Trinity College London is delighted with the research findings and its recommendations will influence our marketing and support service for Arts Award in future. We are pleased with the interest it has attracted and hope it will also contribute to wider arts education policy. Read an Executive Summary with key recommendations along with Trinity's response to the Impact Study. The full report is available on request
The research included:
- a survey of 107 Arts Award advisers
- case studies of 14 settings delivering Arts Award
- tracking 68 young people over three years from their completion of Bronze, Silver or Gold Arts Award to explore the impacts on their lives beyond the qualification
- a national survey of nearly 400 Arts Award participants, surveying them before and after their experience of the qualification
- interviews with 10 Arts Award ‘alumni:’ those who completed an Arts Award more than 3 years ago
- interviews with 11 key stakeholders
- analysis of Trinity College London’s existing data on participants throughout the research period
Darren Henley, Chief Executive of Arts Council England welcomes the research:
'Over the past decade, we have seen Arts Award grow and develop, providing opportunities for over 250,000 young people to expand their cultural horizons. The impact study shows that Arts Award is helping to develop vital communications and presentation skills, encouraging young people to analyse and critique what they see. I am heartened to read how this experience is giving young people the confidence expand their cultural horizons and step into creative careers – achieving their creative potential.'
Professor Mick Waters, University of Wolverhampton says:
‘The arts are fundamental to the human spirit and absolutely essential for developing the communication skills that are becoming increasingly important for success in 21st century life.
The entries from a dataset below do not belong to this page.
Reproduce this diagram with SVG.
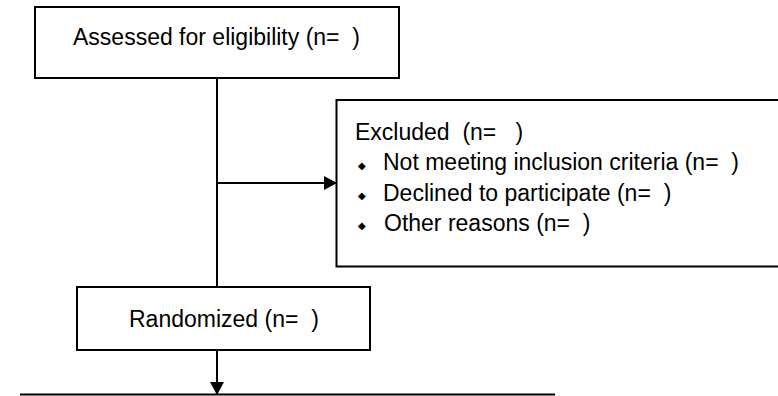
<svg xmlns="http://www.w3.org/2000/svg" width="778" height="396" viewBox="0 0 778 396">
<style>
.box{fill:#fff;stroke:#000;stroke-width:2}
.ln{fill:none;stroke:#000;stroke-width:2}
text{font-family:"Liberation Sans",Arial,sans-serif;font-size:23px;fill:#000}
.b{font-size:10px}
</style>
<defs>
<marker id="ah" markerWidth="14" markerHeight="14" refX="12" refY="7" orient="auto" markerUnits="userSpaceOnUse">
<path d="M0,0 L13,7 L0,14 Z" fill="#000"/>
</marker>
</defs>
<rect width="778" height="396" fill="#fff"/>
<g id="connectors">
<line class="ln" x1="217" y1="78" x2="217" y2="287"/>
<line class="ln" x1="217" y1="183" x2="336" y2="183" marker-end="url(#ah)"/>
<line class="ln" x1="217" y1="350" x2="217" y2="394" marker-end="url(#ah)"/>
<line class="ln" x1="20" y1="394.5" x2="555" y2="394.5"/>
</g>
<g id="assessed">
<rect class="box" x="35" y="7" width="364" height="71"/>
<text x="73" y="45" xml:space="preserve">Assessed for eligibility (n=  )</text>
</g>
<g id="excluded">
<path class="ln" d="M779,100 H336.5 V266.5 H779"/>
<text x="355" y="140" xml:space="preserve">Excluded  (n=   )</text>
<text class="b" x="358" y="168.5">◆</text>
<text x="383" y="170" xml:space="preserve">Not meeting inclusion criteria (n=  )</text>
<text class="b" x="358" y="198.5">◆</text>
<text x="383" y="200.5" xml:space="preserve">Declined to participate (n=  )</text>
<text class="b" x="358" y="229">◆</text>
<text x="384" y="230.5" xml:space="preserve">Other reasons (n=  )</text>
</g>
<g id="randomized">
<rect class="box" x="77" y="287" width="293" height="63"/>
<text x="129" y="327" xml:space="preserve">Randomized (n=  )</text>
</g>
</svg>
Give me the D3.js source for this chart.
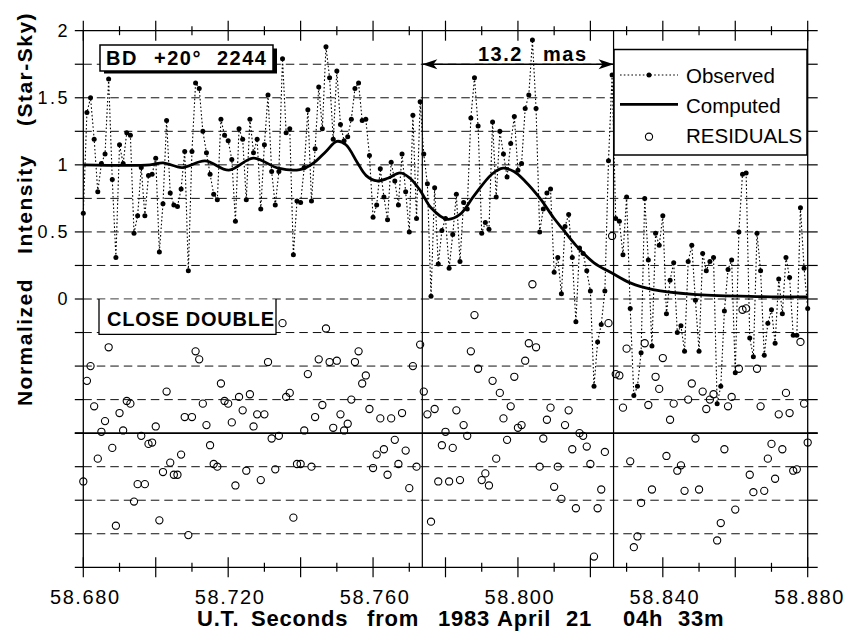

Every child has a right to see the world through the perspective of the arts – just as societies have done throughout civilisation.
Arts Award helps those responsible for teaching and learning to structure and manage experiences that fit in with children and young people’s maturing perceptions of society and their aspirations for their role within it.’
Professor Andrew Burn, Institute of Education, University of London, agrees.
‘Arts Award has provided motivation, opportunities to reflect on learning, and tangible examples of artistic excellence which often go unrecognised by formal assessment structures.’
The government-commissioned independent review of Cultural Education in England recommended that most young people should be offered the opportunity to take part in Arts Award: a valuable qualification.